Paunio M, Peltola H, Valle M, Davidkin I, Virtanen M, Heinonen OP. Department of Public
health, University of Helsinki, Finland.
Explosive school-based measles outbreak: intense exposure may have resulted in high risk, even among revaccinees.
American Journal of Epidemiology 1998 Vol. 148, No. 11: 1103-1110.
Even high levels of measles vaccination coverage have not always prevented outbreaks of measles spread by airborne transmission. It has been suggested that a large inoculum might increase vaccine failure risk. Airbome transmission might occasionally entail a large measles inoculum. The epidemiologic relevance of measles among properly vaccinated persons (i.e., those vaccinated after 15 months of age and with live attenuated virus) is increased when they become contagious. The authors studied inoculum intensities as measured by proxy variables and the contagiousness of properly vaccinated persons who contracted measles among 51 measles patients infected in one school, at home, or elsewhere, utilizing preexisting records of measles cases and 214 healthy controls from an explosive school outbreak that occurred in a rural Finnish municipality in 1989. One "super-spreader" infected 22 others in one day, including eight once-vaccinated students and one twice-vaccinated student, probably during an assembly of 144 students in a poorly ventilated hallway with no sunlight. Those infected later at home had high measles risk, even if they were revaccinees. When siblings shared a bedroom with a measles case, a 78 percent risk (seven out of nine children) was observed among vaccinees. Vaccinees had approximately 2 days' shorter incubation time than unvaccinated persons. Vaccinated and unvaccinated students were equally able to infect their siblings. Total protection against measles might not be achievable, even among revaccinees, when children are confronted with intense exposure to measles virus.

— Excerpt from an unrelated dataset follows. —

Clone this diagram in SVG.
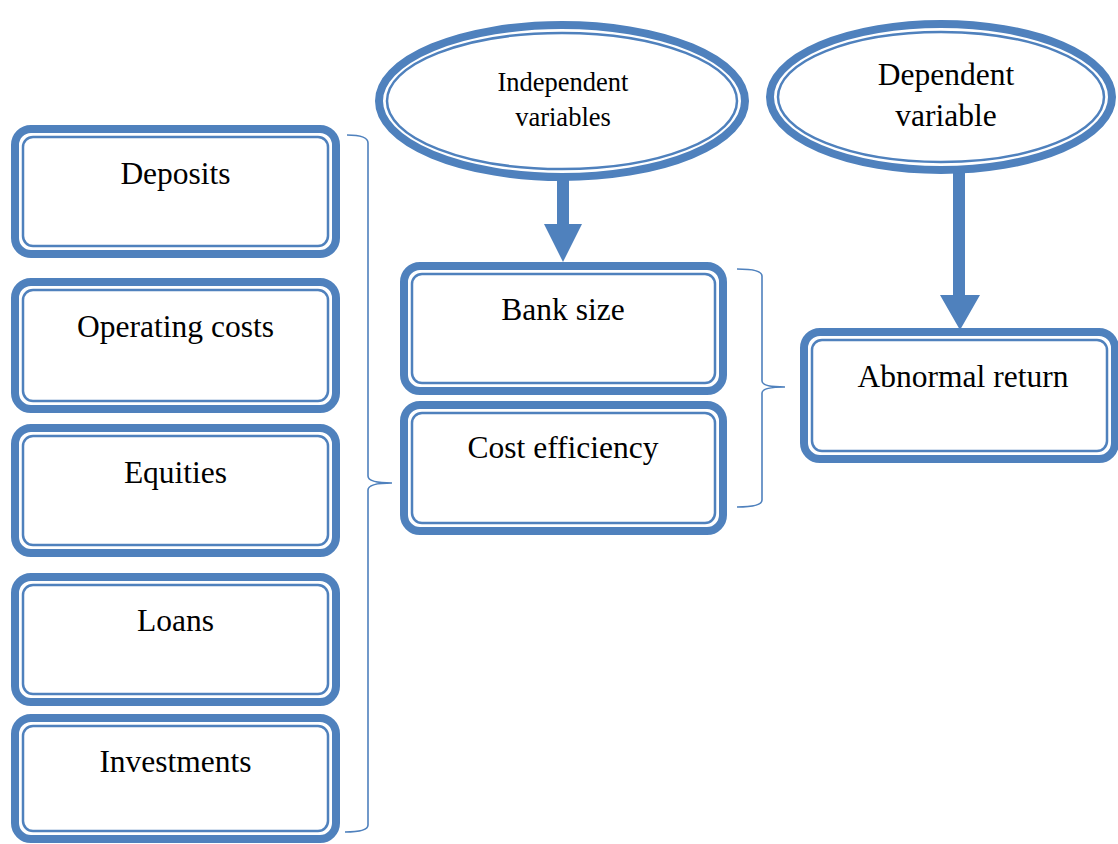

In this outbreak, an attempt has been made by the authors to blame this "explosive outbreak" to an "intense exposure" to a measles inoculum and the existence of a "super-spreader". Bottom line is revaccination does not prevent measles, and quite how you can establish an "intense exposure" is not scientifically validated as a reasonable explanation - its speculation. Vaccinated and unvaccinated students were equally able to infect their siblings. So vaccination does not prevent the disease, nor does it prevent the transmission of disease through the vaccinated. Being "vaccinated" does not equate to being "immunized" - read it here, they are two separate things, despite the fact that "immunization" is used in the mass-marketing of vaccines.